In late 2006 and early 2007, UFC parent company Zuffa purchased three rival mixed martial arts promotions. Few at the time would have predicted how those purchases turned out.
The biggest purchase was the PRIDE Fighting Championships, UFC's rival for the top MMA promotion in the world. PRIDE had a large audience in Japan, many of the world's best fighters, and state of the art production. There was talk of running PRIDE and UFC separately, and then featuring a Super Bowl inter-promotional event once a year.
Zuffa also purchased the World Fighting Alliance. The WFA was a relatively young promotion, but had been aggressive in inking talented and marketable fighters. WFA in the summer of 2006 ran a star-studded pay-per-view event featuring a host of MMA stars including Quinton "Rampage" Jackson, Matt Lindland, Bas Rutten, Lyoto Machida, Jason Miller, Rob McCullough and Martin Kampmann.
Finally, Zuffa purchased World Extreme Cagefighting. WEC was the least visible of the three. It ran smaller events for years, principally in Lemoore, Calif. WEC was a breeding ground for rising young fighters. At the time, it wasn't considered a major story.
If you asked an MMA expert at that point which of those promotions would be the most prominent a year later, few if any would have said WEC. Yet, as 2007 comes to a close, that is precisely the situation. The WFA is a distant memory, PRIDE appears unlikely to ever resurface, and the WEC is a promotion on the rise.

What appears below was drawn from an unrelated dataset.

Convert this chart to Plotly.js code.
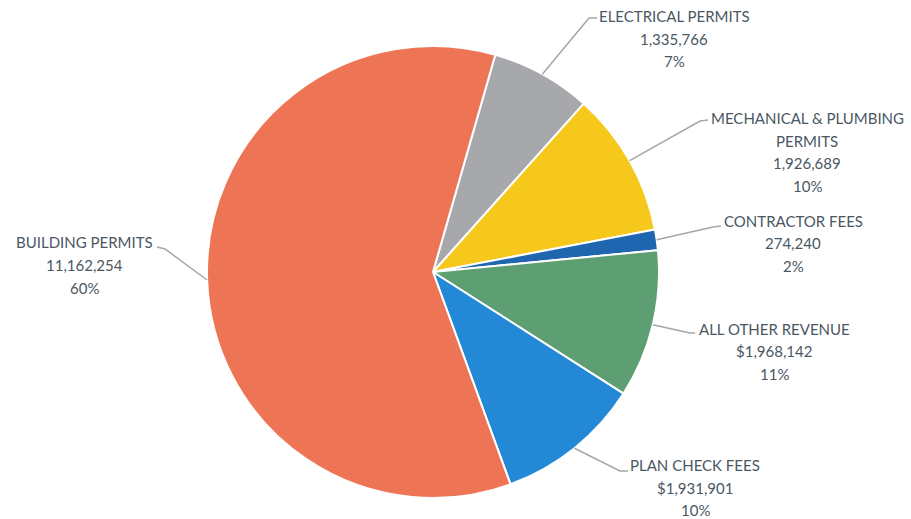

This developed almost by accident. Zuffa had major plans for PRIDE, but was unable to secure a Japanese television deal. Without a TV deal, running major PRIDE shows in Japan would have been a major money loser. UFC executives had an antagonistic relationship with WFA executives and bought that promotion simply to acquire contracts. WEC became UFC's sister promotion.
Zuffa began running WEC shows without much fanfare, but buzz has built over the past year. WEC promotes shows based around young and rising lighter-weight fighters, which leads to exciting fights. The promotion signed a deal with the Versus cable network, which gave it an enthusiastic TV partner. WEC draws some of the best ratings on the fledgling station, which also features the NHL and NCAA football.
With that infrastructure in place, WEC has bolstered its roster of fighters and run increasingly higher level cards. Wednesday's card on Versus is arguably the promotion's strongest yet. It is also unquestionably the most important.
The premier division of the WEC is the 145-pound division, headlined by dynamic champion Urijah Faber. Faber has dominated in WEC, but has yet to find an opponent that can elevate interest in the division among casual fans.
Enter Jens Pulver. A former UFC lightweight champion and Ultimate Fighter coach, Pulver is well known to MMA fans. His most recent fight with B.J. Penn drew 3.4 million viewers on Spike TV. While Pulver had success at 155 pounds, he was naturally undersized. With the 145 pound division gaining prominence in WEC, Pulver has the opportunity to fight in a more natural weight class. Pulver vs. Faber for the title would be the biggest fight in WEC history, a match that could get casual UFC fans to sample the promotion.
Of course, it's far from a guarantee WEC will be able to put together that match. Both men first have to win on Wednesday, and neither has an easy opponent.
Faber's opponent, Jeff Curran, is a PRIDE and UFC veteran who has won 15 of his last 16 fights. Curran is more experienced than Faber, and a highly skilled ground fighter. Faber's strength, like heavyweight Fedor Emelianenko, is his ability to exploit the weaknesses of any given opponent. He can outstrike jiu jitsu practitioners, outwrestle strikers, and submit wrestlers. The most obvious strategy for this fight is to strike with Curran, but the well-rounded Curran will be ready.
The other part of the equation is Pulver's WEC debut. Pulver, coming off a series of fights with top flight competition at 155 pounds, won't get an easy introduction to the 145-pound class. His opponent is the tough and confident Cub Swanson. Swanson rides an 11-fight winning streak and most recently dealt the tricky Micah Miller his first MMA loss. Swanson has good hands, a good chin, and is not a small man. That is precisely the sort of style that has given Pulver problems in the past. Pulver likes to stand, but he can be caught. It is likely to result in an exciting fight, but the outcome is hard to predict.
Also on Wednesday's card is another fight that reflects the increasing stature of WEC. Paulo Filho fights Chael Sonnen for the WEC 185-pound crown. The undefeated Filho is one of the world's elite middleweights, with wins over many top level fighters in Pride. Zuffa decided to bring Filho to WEC, where he lends credibility to the promotion's middleweight division.
Filho faces a solid MMA veteran in Sonnen. Filho utilizes his wrestling to control opponents and goes for submissions. However, Sonnen is an excellent wrestler, which could present problems for Filho. Sonnen is vulnerable to submissions, but Filho is used to working from the top and that may not come to pass in this fight.